I had good work outs last week. I successfully completed a 5-mile tempo run at a 8:00 pace for the first time. While Ben ran with a couple new (and very speedy) members of our running club, I ran with Nell, James, and a few other people. On Tuesday nights, our running club runs between 3 to 6 or 7 miles at various speeds depending upon who shows up. I decided to run with Nell and James because they intended to run 5 miles at 8:00 pace, which was exactly what I wanted to do. I decided to stick with them as long as possible and if I couldn’t keep up, let them go.
We ran out usual 5-mile loop in Liberty State Park. Now that it’s getting dark earlier, running in the parking lot is getting to be a bit more dangerous because of the speed bumps. Nell and I usually trip over one or more of the speed bumps. The lot is run down, so the speed bumps are not clearly marked. James held a flashlight and tried to highlight each speed bump as he went over it. I really appreciated it. I’m sure I would have tripped over more otherwise.
For most of the run I stuck with Nell and James. After two miles, I desperately wanted to slow down, but I told myself that I can clearly run 4 miles at an 8:00 pace because I did it at Bayonne. So I stuck out the pace stubbornly. Meanwhile Nell and James were animatedly talking about lots of topics. They tried asking me a question and including me in the conversation. I grunted a one-word answer. Between that and my heavy breathing, they quickly figured out that I was working hard and in no way could participate as a conversant. So I just listened to them while running. In the last mile where I had told myself that I could slow them if I did 4 miles at the designated pace, I told myself that this was the last mile and I can do anything for a mile. As painful as it was, I kept on running at the 8:00 pace. In the last quarter mile, Nell and James ran faster and peeled away from me, but I could still see them. I noticed that every once in a while, James looked over his shoulder to make sure that I was all right. Another gesture that I appreciated. While I know I can take care of myself, it’s always nice when others are looking out for you.
At the end of the run, I was thoroughly delighted to see that I successfully completed my tempo run.
Total time: 39:58
Our running club has a tradition of going out for dinner after running, which is always a lot of fun socializing time. Ben was delighted that I nailed my tempo run. James moonlights as a pacer and described to us his pacing philosophy and what he does as a pacer (fascinating stuff. I intend to interview him for a future post). He told Ben that he listened to my breathing and that I sounded labored in the first couple of miles, so he slowed us down a bit. Then I sounded better, so he sped us up a bit. And you can see this from my splits. Ben pretended to be jealous that I completed my first successful 5-mile tempo with another man.
In mock seriousness I proposed to James, “Will you be my forever pacer?”
James accepted. Ben pretended to take offense at my affrontery. Then I turned to Ben and said, “Don’t worry, you can still be my boyfriend.”

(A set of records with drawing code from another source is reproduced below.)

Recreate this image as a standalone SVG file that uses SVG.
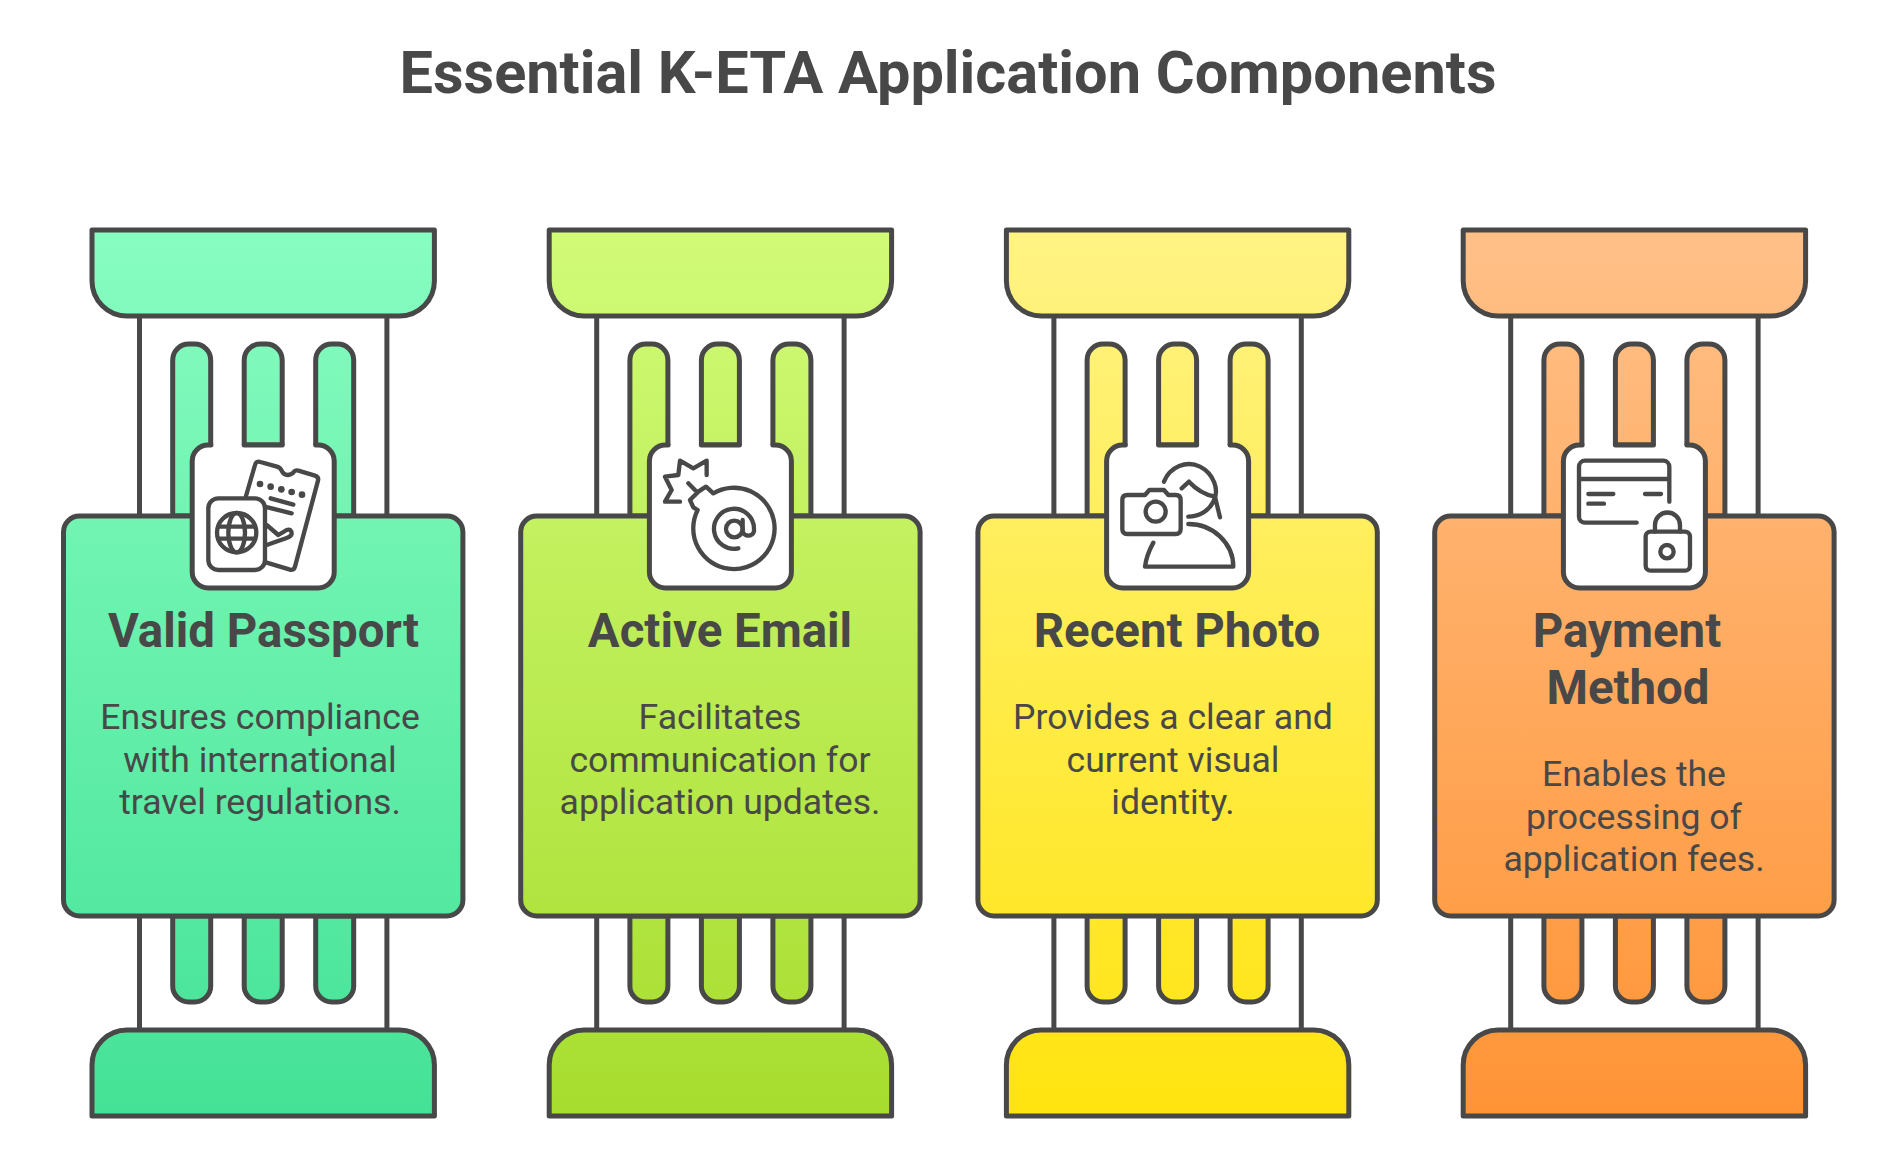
<svg xmlns="http://www.w3.org/2000/svg" width="1883" height="1155" viewBox="0 0 1883 1155">
<style>
text{font-family:Roboto,"Liberation Sans",sans-serif;fill:#484848;text-anchor:middle}
.t{font-size:59.5px;font-weight:700}
.h{font-size:47.4px;font-weight:700}
.b{font-size:35.6px}
.s{stroke:#484848;stroke-width:5;stroke-linejoin:round;stroke-linecap:round}
.i{fill:none;stroke:#484848;stroke-width:13;stroke-linecap:round;stroke-linejoin:round}
.d{fill:#484848;stroke:none}
</style>
<defs>
<linearGradient id="g1" gradientUnits="userSpaceOnUse" x1="0" y1="230" x2="0" y2="1115"><stop offset="0" stop-color="#88FDC1"/><stop offset="1" stop-color="#44E296"/></linearGradient>
<linearGradient id="g2" gradientUnits="userSpaceOnUse" x1="0" y1="230" x2="0" y2="1115"><stop offset="0" stop-color="#D1FB78"/><stop offset="1" stop-color="#A7DD2E"/></linearGradient>
<linearGradient id="g3" gradientUnits="userSpaceOnUse" x1="0" y1="230" x2="0" y2="1115"><stop offset="0" stop-color="#FFF385"/><stop offset="1" stop-color="#FFE40F"/></linearGradient>
<linearGradient id="g4" gradientUnits="userSpaceOnUse" x1="0" y1="230" x2="0" y2="1115"><stop offset="0" stop-color="#FFC088"/><stop offset="1" stop-color="#FF9436"/></linearGradient>
<g id="col" class="s">
<path fill="none" d="M-123.7 316V516M123.7 316V516M-123.7 916V1030M123.7 916V1030"/>
<path d="M-90.5 516V360a16 16 0 0 1 16-16h6a16 16 0 0 1 16 16V516Z"/>
<path d="M-19 445V360a16 16 0 0 1 16-16h6a16 16 0 0 1 16 16V445Z"/>
<path d="M52.5 516V360a16 16 0 0 1 16-16h6a16 16 0 0 1 16 16V516Z"/>
<path d="M-90.5 916V986a16 16 0 0 0 16 16h6a16 16 0 0 0 16-16V916Z"/>
<path d="M-19 916V986a16 16 0 0 0 16 16h6a16 16 0 0 0 16-16V916Z"/>
<path d="M52.5 916V986a16 16 0 0 0 16 16h6a16 16 0 0 0 16-16V916Z"/>
<path d="M-171.2 230H171.2V281a35 35 0 0 1-35 35H-136.2a35 35 0 0 1-35-35Z"/>
<path d="M-171.2 1116H171.2V1065a35 35 0 0 0-35-35H-136.2a35 35 0 0 0-35 35Z"/>
<rect x="-199.7" y="516" width="399.4" height="400" rx="16"/>
<path fill="#fff" stroke="none" d="M-71 461a16 16 0 0 1 16-16H55a16 16 0 0 1 16 16V572a16 16 0 0 1-16 16H-55a16 16 0 0 1-16-16Z"/>
<path fill="none" d="M-52.3 445H-55a16 16 0 0 0-16 16V572a16 16 0 0 0 16 16H55a16 16 0 0 0 16-16V461a16 16 0 0 0-16-16H52.5"/>
<path fill="none" d="M-19 445H19"/>
</g>
</defs>
<text class="t" x="948" y="93">Essential K-ETA Application Components</text>
<g id="node-passport">
<use href="#col" x="263.2" fill="url(#g1)"/>
<g transform="translate(175 430) scale(.3333)">
<path class="i" d="M213 198L240 105Q243 92 256 96L306 110Q316 113 320 122Q326 136 340 135Q352 133 358 124Q362 120 370 122L420 137Q432 141 429 152L360 410Q357 422 345 419L275 398"/>
<rect class="i" x="100" y="205" width="170" height="215" rx="30"/>
<circle class="i" cx="185" cy="308" r="59"/>
<ellipse class="i" cx="185" cy="308" rx="25" ry="59"/>
<path class="i" d="M130 290H240M130 326H240M287 205L355 224M278 232L350 250M275 285L310 315L335 300Q350 295 350 312Q348 320 335 324L275 345"/>
<g class="d"><circle cx="255" cy="162" r="10"/><circle cx="287" cy="170" r="10"/><circle cx="319" cy="178" r="10"/><circle cx="350" cy="186" r="10"/><circle cx="381" cy="194" r="10"/></g>
</g>
<text class="h" x="263.5" y="647">Valid Passport</text>
<text class="b" x="260" y="729">Ensures compliance</text>
<text class="b" x="260" y="772">with international</text>
<text class="b" x="260" y="814">travel regulations.</text>
</g>
<g id="node-email">
<use href="#col" x="720.4" fill="url(#g2)"/>
<g transform="translate(630 430) scale(.3333)">
<path class="i" d="M150 215H105L125 180L105 140L145 135L150 92L190 115L230 92V135M175 160L200 185M190 232L180 210L205 185L228 170L250 190A122 122 0 1 1 203 240Z"/>
<circle class="i" cx="313" cy="297" r="25"/>
<path class="i" d="M325 355A60 60 0 1 1 372 295V305A18 18 0 0 1 338 305V270"/>
</g>
<text class="h" x="720" y="647">Active Email</text>
<text class="b" x="720" y="729">Facilitates</text>
<text class="b" x="720" y="772">communication for</text>
<text class="b" x="720" y="814">application updates.</text>
</g>
<g id="node-photo">
<use href="#col" x="1177.6" fill="url(#g3)"/>
<g transform="translate(1090 430) scale(.3333)">
<path class="i" d="M112 195H165L178 180H222L235 195H257Q272 195 272 210V297Q272 312 257 312H112Q97 312 97 297V210Q97 195 112 195Z"/>
<circle class="i" cx="197" cy="245" r="30"/>
<path class="i" d="M222 155C240 110 290 90 330 110C370 130 390 180 370 215C355 245 325 260 295 260M275 175L297 155C320 180 350 195 375 200L390 262M295 282C370 282 430 340 430 410H165C168 385 178 360 190 338"/>
</g>
<text class="h" x="1177" y="647">Recent Photo</text>
<text class="b" x="1173" y="729">Provides a clear and</text>
<text class="b" x="1173" y="772">current visual</text>
<text class="b" x="1173" y="814">identity.</text>
</g>
<g id="node-payment">
<use href="#col" x="1634.4" fill="url(#g4)"/>
<g transform="translate(1545 430) scale(.3333)">
<path class="i" d="M373 215V110A18 18 0 0 0 355 92H120A18 18 0 0 0 102 110V260A18 18 0 0 0 120 278H275M102 147H373M130 192H205M130 221H177M300 192H348"/>
<rect class="i" x="302" y="305" width="133" height="117" rx="15"/>
<path class="i" d="M330 305V285A37 37 0 0 1 405 285V305"/>
<circle class="i" cx="366" cy="365" r="20"/>
</g>
<text class="h" x="1627" y="647">Payment</text>
<text class="h" x="1628" y="704">Method</text>
<text class="b" x="1634" y="786">Enables the</text>
<text class="b" x="1634" y="829">processing of</text>
<text class="b" x="1634" y="871">application fees.</text>
</g>
</svg>
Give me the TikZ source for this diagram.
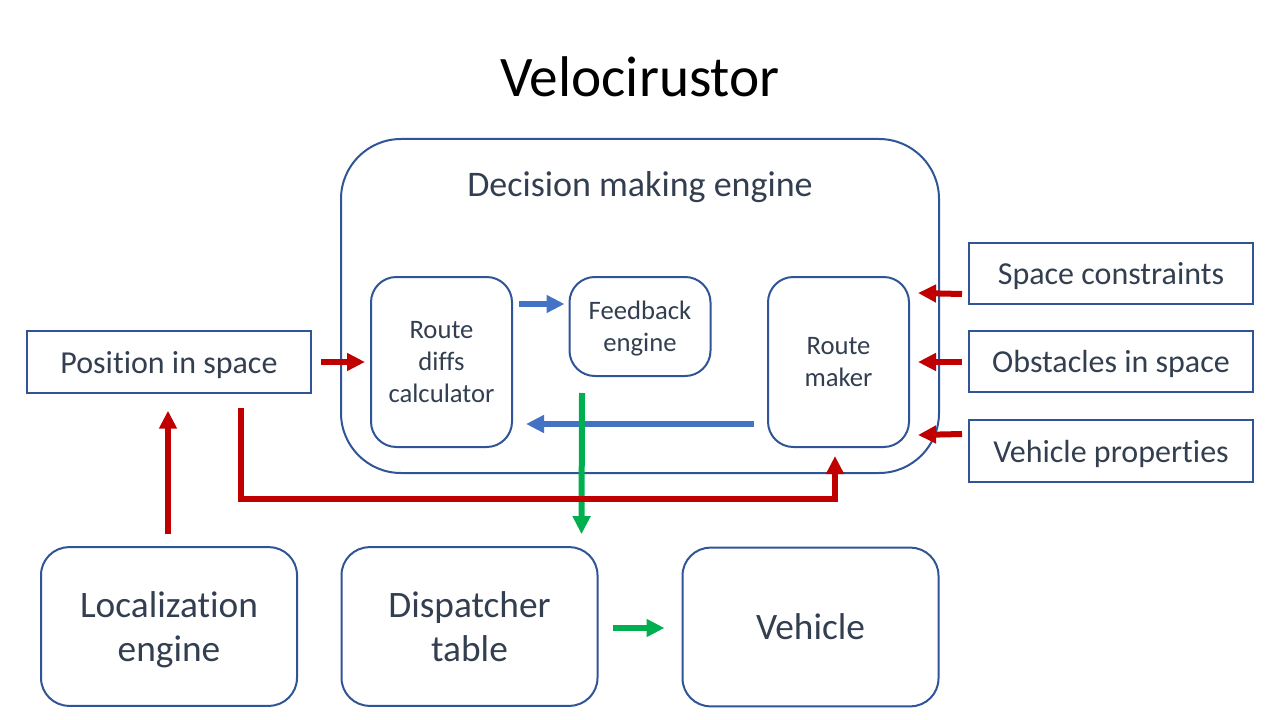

Speed work on the treadmill is also going well. I can now reliably complete 2 miles at an 8.6 mph (~7:00 pace). I plan on slowly working on increasing the distance on the treadmill while keeping the speed constant.
Over the weekend, I did my first road race “double.” They were two separate races, but I raced a 10K on Saturday and a 5K on Sunday. I hadn’t ever completed two races in a single weekend before. I’ll write a race review of these in the next couple of days. I wondered what it would be like to race the day after a race, and it wasn’t so bad since the distance was fairly short. I imagine I wouldn’t have been so chipper if I had completed a half marathon the day before. I give lots of respect for people who go out and do these race doubles and even a hat trick, such as the 5K, 10K, and half marathon at the Runner’s World Half & Festival.